Ericsson was always free of Sony

In saying that Ericsson is now free of Sony you seem to be confusing a small subdivision of Ericsson called Ericsson Mobile Communications (or EMC), that made handsets and was merged with the Sony handset division to form a joint venture called SEMC, with the behemoth that is Ericsson in general.

Ericsson has always appeared at the MWC in its own capacity on top of any representation by EMC/SEMC considering, as the article points out, they are an enormous player in mobile infrastructure.

Anonymous Coward

To be fair

It is always amazing to see so many people at Marconi still holding on to Marconi's 2k dot com "glory". Even BT didn't want the product for 21CN, I think only Telstra was left.

Marconi had no product that anybody was willing to pay for, post dot-com boom.
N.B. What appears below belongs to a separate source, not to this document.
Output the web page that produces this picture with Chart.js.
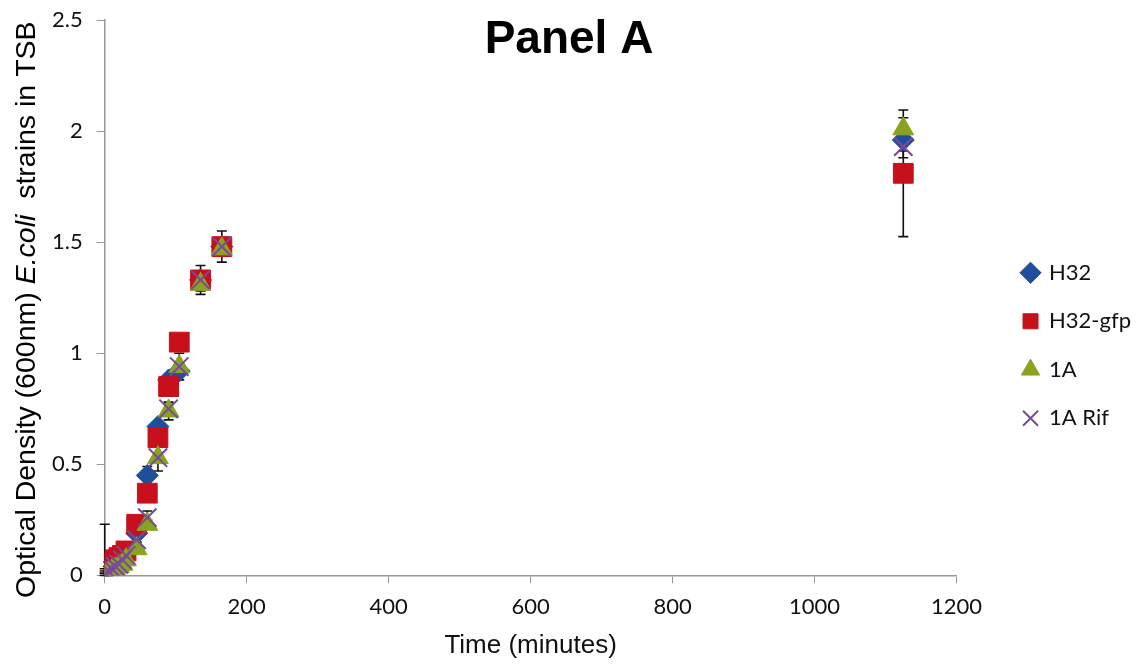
<!DOCTYPE html>
<html>
<head>
<meta charset="utf-8">
<script src="https://cdn.jsdelivr.net/npm/chart.js@4.4.0/dist/chart.umd.min.js"></script>
<style>
  html, body { margin: 0; padding: 0; background: #fff; }
  #wrap { width: 1138px; height: 664px; }
</style>
</head>
<body>
<div id="wrap"><canvas id="growth" width="1138" height="664"></canvas></div>
<script>
// sampling times (minutes)
const times = [0, 5, 10, 15, 20, 25, 30, 45, 60, 75, 90, 105, 135, 165, 1125];

// OD600 readings per strain
const h32      = [0.02, 0.03, 0.04, 0.05, 0.06, 0.08, 0.10, 0.19, 0.45, 0.67, 0.88, 0.92, 1.33, 1.48, 1.96];
const h32gfp   = [0.05, 0.05, 0.06, 0.07, 0.08, 0.09, 0.11, 0.23, 0.37, 0.62, 0.85, 1.05, 1.33, 1.48, 1.81];
const oneA     = [0.00, 0.01, 0.02, 0.03, 0.04, 0.05, 0.07, 0.12, 0.23, 0.53, 0.74, 0.94, 1.31, 1.47, 2.01];
const oneARif  = [0.01, 0.02, 0.03, 0.04, 0.05, 0.07, 0.09, 0.16, 0.26, 0.53, 0.75, 0.94, 1.33, 1.48, 1.93];

// error bar half-widths
const h32Err     = [0.01, 0.01, 0.01, 0.01, 0.01, 0.01, 0.01, 0.02, 0.04, 0.02, 0.02, 0.02, 0.03, 0.03, 0.05];
const h32gfpErr  = [0.18, 0.01, 0.01, 0.01, 0.01, 0.01, 0.01, 0.02, 0.02, 0.02, 0.02, 0.02, 0.03, 0.03, 0.285];
const oneAErr    = [0.01, 0.01, 0.01, 0.01, 0.01, 0.01, 0.01, 0.02, 0.02, 0.02, 0.04, 0.06, 0.03, 0.03, 0.05];
const oneARifErr = [0.01, 0.01, 0.01, 0.01, 0.01, 0.01, 0.01, 0.01, 0.03, 0.06, 0.02, 0.02, 0.065, 0.07, 0.05];

const xTicks = [0, 200, 400, 600, 800, 1000, 1200];
const yTicks = [0, 0.5, 1, 1.5, 2, 2.5];

function pts(vals, errs) {
  return times.map((t, i) => ({ x: t, y: vals[i], err: errs[i] }));
}

const errorBars = {
  id: 'errorBars',
  beforeDatasetsDraw(chart) {
    const { ctx, chartArea, scales: { x, y } } = chart;
    ctx.save();
    ctx.strokeStyle = '#111';
    ctx.lineWidth = 1.6;
    chart.data.datasets.forEach(ds => {
      ds.data.forEach(p => {
        if (!p.err) return;
        const px = x.getPixelForValue(p.x);
        const top = y.getPixelForValue(p.y + p.err);
        let bot = y.getPixelForValue(p.y - p.err);
        const botIn = bot <= chartArea.bottom;
        bot = Math.min(bot, chartArea.bottom);
        ctx.beginPath();
        ctx.moveTo(px, top); ctx.lineTo(px, bot);
        ctx.moveTo(px - 5, top); ctx.lineTo(px + 5, top);
        if (botIn) { ctx.moveTo(px - 5, bot); ctx.lineTo(px + 5, bot); }
        ctx.stroke();
      });
    });
    ctx.restore();
  }
};

// push the legend further right, leaving a gap after the plot like the original
const legendShift = {
  id: 'legendShift',
  afterLayout(chart) {
    const lg = chart.legend;
    lg.left += 40; lg.right += 40;
    lg.top += 5; lg.bottom += 5;
  }
};

const extraText = {
  id: 'extraText',
  afterDraw(chart) {
    const { ctx, chartArea } = chart;
    ctx.save();
    // panel title
    ctx.fillStyle = '#000';
    ctx.font = 'bold 46px "Liberation Sans", Arial, sans-serif';
    ctx.textAlign = 'center';
    ctx.textBaseline = 'middle';
    ctx.fillText('Panel A', chart.width / 2, chartArea.top + 20);

    // y axis title with italic species name
    const parts = [
      ['Optical Density (600nm) ', 'normal'],
      ['E.coli', 'italic'],
      ['  strains in TSB', 'normal']
    ];
    const size = 28.5;
    let total = 0;
    parts.forEach(p => {
      ctx.font = p[1] + ' ' + size + 'px "Liberation Sans", Arial, sans-serif';
      total += ctx.measureText(p[0]).width;
    });
    ctx.translate(27, (chartArea.top + chartArea.bottom) / 2 + 12);
    ctx.rotate(-Math.PI / 2);
    ctx.textAlign = 'left';
    let cx = -total / 2;
    parts.forEach(p => {
      ctx.font = p[1] + ' ' + size + 'px "Liberation Sans", Arial, sans-serif';
      ctx.fillText(p[0], cx, 0);
      cx += ctx.measureText(p[0]).width;
    });
    ctx.restore();
  }
};

const tickFont = { family: 'Lato', size: 22 };

new Chart(document.getElementById('growth').getContext('2d'), {
  type: 'scatter',
  data: {
    datasets: [
      { label: 'H32', data: pts(h32, h32Err), pointStyle: 'rectRot', pointRadius: 11,
        backgroundColor: '#1F4E9C', borderColor: '#1F4E9C', borderWidth: 1, order: 4 },
      { label: 'H32-gfp', data: pts(h32gfp, h32gfpErr), pointStyle: 'rect', pointRadius: 14,
        backgroundColor: '#C8101C', borderColor: '#C8101C', borderWidth: 1, order: 3 },
      { label: '1A', data: pts(oneA, oneAErr), pointStyle: 'triangle', pointRadius: 12,
        backgroundColor: '#8AA31F', borderColor: '#8AA31F', borderWidth: 1, order: 2 },
      { label: '1A Rif', data: pts(oneARif, oneARifErr), pointStyle: 'crossRot', pointRadius: 13,
        backgroundColor: '#7A4A9A', borderColor: '#7A4A9A', borderWidth: 2, order: 1 }
    ]
  },
  options: {
    responsive: false,
    animation: false,
    layout: { padding: { left: 38, top: 20, right: 37, bottom: 3 } },
    plugins: {
      tooltip: { enabled: false },
      legend: {
        position: 'right',
        labels: {
          usePointStyle: true,
          boxWidth: 15,
          boxHeight: 15,
          padding: 26.5,
          color: '#111',
          font: { family: 'Lato', size: 22 },
          sort: (a, b) => a.datasetIndex - b.datasetIndex
        }
      }
    },
    scales: {
      x: {
        type: 'linear', min: 0, max: 1200,
        afterBuildTicks: axis => { axis.ticks = xTicks.map(v => ({ value: v })); },
        ticks: { color: '#111', font: tickFont, padding: 10, callback: v => String(v) },
        grid: { display: true, drawOnChartArea: false, drawTicks: true, tickLength: 8, color: '#999' },
        border: { color: '#999', width: 1.5 },
        title: { display: true, text: 'Time (minutes)', color: '#111',
                 font: { family: 'Liberation Sans', size: 26 }, padding: { top: 0, bottom: 0 } }
      },
      y: {
        type: 'linear', min: 0, max: 2.5,
        afterBuildTicks: axis => { axis.ticks = yTicks.map(v => ({ value: v })); },
        afterFit: axis => { axis.paddingTop = 0; },
        ticks: { color: '#111', font: tickFont, padding: 14, callback: v => String(v) },
        grid: { display: true, drawOnChartArea: false, drawTicks: true, tickLength: 8, color: '#999' },
        border: { color: '#999', width: 1.5 }
      }
    }
  },
  plugins: [errorBars, legendShift, extraText]
});
</script>
</body>
</html>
There was no product map ready to deal with IP convergence either.

It had its heyday, but in the end failed to deliver in spite of acquisition by a major telco. Ericsson tried merging Beeston and Coventry, they tried to revive the product plan. If they planned to get rid of it all along, they would not have made so many stabs at trying to get it to work.

My short stint at Marconi/Ericsson was the craziest phase of my career. People were constantly blaming Ericsson. I think if people forgot Marconi and woke up to the actual needs of the telecom market, it would have been a different story.

I hope Telcordia and BelAir employees look to the future and not the past.